* **Directions**
Write out the material again word for word, dropping any images it holds.

* **Provided material**
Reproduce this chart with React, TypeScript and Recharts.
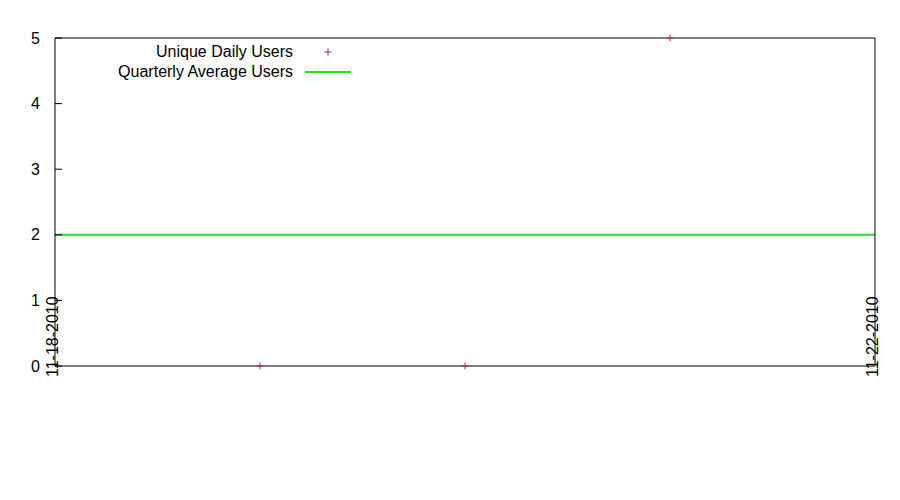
import { ComposedChart, Line, Scatter, XAxis, YAxis, Legend } from "recharts"

const DAYS = ["11-18-2010", "11-19-2010", "11-20-2010", "11-21-2010", "11-22-2010"]
const DAY_INDEX = [0, 1, 2, 3, 4]
const AVG_USERS = [2, 2, 2, 2, 2]
const DAILY_DAYS = [1, 2, 3]
const DAILY_USERS = [0, 0, 5]
const X_TICKS = [0, 4]
const Y_TICKS = [0, 1, 2, 3, 4, 5]

const avgData = DAY_INDEX.map((d, i) => ({ day: d, avg: AVG_USERS[i] }))
const dailyData = DAILY_DAYS.map((d, i) => ({ day: d, users: DAILY_USERS[i] }))

const FONT = "'Liberation Sans', Arial, sans-serif"
const FONT_SIZE = 16
const RED = "#c8203a"
const GREEN = "#22dd22"

function Plus(props: any) {
  const { cx, cy } = props
  if (cx == null || cy == null) return null
  return (
    <g stroke={RED} strokeWidth={1}>
      <line x1={cx - 3.5} y1={cy} x2={cx + 3.5} y2={cy} />
      <line x1={cx} y1={cy - 3.5} x2={cx} y2={cy + 3.5} />
    </g>
  )
}

function DateTick(props: any) {
  const { x, payload } = props
  const tx = x + 3
  const ty = 377
  return (
    <text
      x={tx}
      y={ty}
      transform={`rotate(-90 ${tx} ${ty})`}
      textAnchor="start"
      fontSize={FONT_SIZE}
      fontFamily={FONT}
      fill="#000"
    >
      {DAYS[payload.value]}
    </text>
  )
}

function KeyBox() {
  const row = { display: "flex", alignItems: "center", height: 20 }
  const label = { width: 238, textAlign: "right" as const, paddingRight: 12 }
  return (
    <div style={{ fontFamily: FONT, fontSize: FONT_SIZE, color: "#000", lineHeight: "20px" }}>
      <div style={row}>
        <span style={label}>Unique Daily Users</span>
        <svg width={46} height={20}>
          <line x1={19.5} y1={10} x2={26.5} y2={10} stroke={RED} />
          <line x1={23} y1={6.5} x2={23} y2={13.5} stroke={RED} />
        </svg>
      </div>
      <div style={row}>
        <span style={label}>Quarterly Average Users</span>
        <svg width={46} height={20}>
          <line x1={0} y1={10} x2={46} y2={10} stroke={GREEN} strokeWidth={2} />
        </svg>
      </div>
    </div>
  )
}

export default function App() {
  return (
    <div style={{ position: "absolute", left: 0, top: 0, width: 900, height: 500, background: "#fff" }}>
      <ComposedChart
        width={900}
        height={500}
        data={avgData}
        margin={{ top: 37, right: 24, left: 0, bottom: 0 }}
      >
        <XAxis
          xAxisId="bottom"
          type="number"
          dataKey="day"
          domain={[0, 4]}
          ticks={X_TICKS}
          height={134}
          axisLine={{ stroke: "#000", strokeWidth: 1 }}
          tickLine={false}
          tick={<DateTick />}
          interval={0}
        />
        <XAxis
          xAxisId="top"
          orientation="top"
          type="number"
          dataKey="day"
          domain={[0, 4]}
          height={1}
          axisLine={{ stroke: "#000", strokeWidth: 1 }}
          tick={false}
          tickLine={false}
        />
        <YAxis
          yAxisId="left"
          type="number"
          domain={[0, 5]}
          ticks={Y_TICKS}
          width={55}
          axisLine={{ stroke: "#000", strokeWidth: 1 }}
          tickLine={{ stroke: "#000" }}
          tickSize={-7}
          tickMargin={22}
          tick={{ fill: "#000", fontSize: FONT_SIZE, fontFamily: FONT }}
          interval={0}
        />
        <YAxis
          yAxisId="right"
          orientation="right"
          type="number"
          domain={[0, 5]}
          ticks={Y_TICKS}
          width={1}
          axisLine={{ stroke: "#000", strokeWidth: 1 }}
          tickLine={{ stroke: "#000" }}
          tickSize={-7}
          tick={false}
          interval={0}
        />
        <Legend
          layout="horizontal"
          verticalAlign="middle"
          align="center"
          wrapperStyle={{ top: 42, left: 55, width: 300 }}
          content={<KeyBox />}
        />
        <Line
          xAxisId="bottom"
          yAxisId="left"
          dataKey="avg"
          name="Quarterly Average Users"
          stroke={GREEN}
          strokeWidth={2}
          dot={false}
          activeDot={false}
          isAnimationActive={false}
        />
        <Scatter
          xAxisId="bottom"
          yAxisId="left"
          data={dailyData}
          dataKey="users"
          name="Unique Daily Users"
          shape={<Plus />}
          isAnimationActive={false}
        />
      </ComposedChart>
    </div>
  )
}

* **Exercise solution**
Reproduce this chart with React, TypeScript and Recharts.
import { ComposedChart, Line, Scatter, XAxis, YAxis, Legend } from "recharts"

const DAYS = ["11-18-2010", "11-19-2010", "11-20-2010", "11-21-2010", "11-22-2010"]
const DAY_INDEX = [0, 1, 2, 3, 4]
const AVG_USERS = [2, 2, 2, 2, 2]
const DAILY_DAYS = [1, 2, 3]
const DAILY_USERS = [0, 0, 5]
const X_TICKS = [0, 4]
const Y_TICKS = [0, 1, 2, 3, 4, 5]

const avgData = DAY_INDEX.map((d, i) => ({ day: d, avg: AVG_USERS[i] }))
const dailyData = DAILY_DAYS.map((d, i) => ({ day: d, users: DAILY_USERS[i] }))

const FONT = "'Liberation Sans', Arial, sans-serif"
const FONT_SIZE = 16
const RED = "#c8203a"
const GREEN = "#22dd22"

function Plus(props: any) {
  const { cx, cy } = props
  if (cx == null || cy == null) return null
  return (
    <g stroke={RED} strokeWidth={1}>
      <line x1={cx - 3.5} y1={cy} x2={cx + 3.5} y2={cy} />
      <line x1={cx} y1={cy - 3.5} x2={cx} y2={cy + 3.5} />
    </g>
  )
}

function DateTick(props: any) {
  const { x, payload } = props
  const tx = x + 3
  const ty = 377
  return (
    <text
      x={tx}
      y={ty}
      transform={`rotate(-90 ${tx} ${ty})`}
      textAnchor="start"
      fontSize={FONT_SIZE}
      fontFamily={FONT}
      fill="#000"
    >
      {DAYS[payload.value]}
    </text>
  )
}

function KeyBox() {
  const row = { display: "flex", alignItems: "center", height: 20 }
  const label = { width: 238, textAlign: "right" as const, paddingRight: 12 }
  return (
    <div style={{ fontFamily: FONT, fontSize: FONT_SIZE, color: "#000", lineHeight: "20px" }}>
      <div style={row}>
        <span style={label}>Unique Daily Users</span>
        <svg width={46} height={20}>
          <line x1={19.5} y1={10} x2={26.5} y2={10} stroke={RED} />
          <line x1={23} y1={6.5} x2={23} y2={13.5} stroke={RED} />
        </svg>
      </div>
      <div style={row}>
        <span style={label}>Quarterly Average Users</span>
        <svg width={46} height={20}>
          <line x1={0} y1={10} x2={46} y2={10} stroke={GREEN} strokeWidth={2} />
        </svg>
      </div>
    </div>
  )
}

export default function App() {
  return (
    <div style={{ position: "absolute", left: 0, top: 0, width: 900, height: 500, background: "#fff" }}>
      <ComposedChart
        width={900}
        height={500}
        data={avgData}
        margin={{ top: 37, right: 24, left: 0, bottom: 0 }}
      >
        <XAxis
          xAxisId="bottom"
          type="number"
          dataKey="day"
          domain={[0, 4]}
          ticks={X_TICKS}
          height={134}
          axisLine={{ stroke: "#000", strokeWidth: 1 }}
          tickLine={false}
          tick={<DateTick />}
          interval={0}
        />
        <XAxis
          xAxisId="top"
          orientation="top"
          type="number"
          dataKey="day"
          domain={[0, 4]}
          height={1}
          axisLine={{ stroke: "#000", strokeWidth: 1 }}
          tick={false}
          tickLine={false}
        />
        <YAxis
          yAxisId="left"
          type="number"
          domain={[0, 5]}
          ticks={Y_TICKS}
          width={55}
          axisLine={{ stroke: "#000", strokeWidth: 1 }}
          tickLine={{ stroke: "#000" }}
          tickSize={-7}
          tickMargin={22}
          tick={{ fill: "#000", fontSize: FONT_SIZE, fontFamily: FONT }}
          interval={0}
        />
        <YAxis
          yAxisId="right"
          orientation="right"
          type="number"
          domain={[0, 5]}
          ticks={Y_TICKS}
          width={1}
          axisLine={{ stroke: "#000", strokeWidth: 1 }}
          tickLine={{ stroke: "#000" }}
          tickSize={-7}
          tick={false}
          interval={0}
        />
        <Legend
          layout="horizontal"
          verticalAlign="middle"
          align="center"
          wrapperStyle={{ top: 42, left: 55, width: 300 }}
          content={<KeyBox />}
        />
        <Line
          xAxisId="bottom"
          yAxisId="left"
          dataKey="avg"
          name="Quarterly Average Users"
          stroke={GREEN}
          strokeWidth={2}
          dot={false}
          activeDot={false}
          isAnimationActive={false}
        />
        <Scatter
          xAxisId="bottom"
          yAxisId="left"
          data={dailyData}
          dataKey="users"
          name="Unique Daily Users"
          shape={<Plus />}
          isAnimationActive={false}
        />
      </ComposedChart>
    </div>
  )
}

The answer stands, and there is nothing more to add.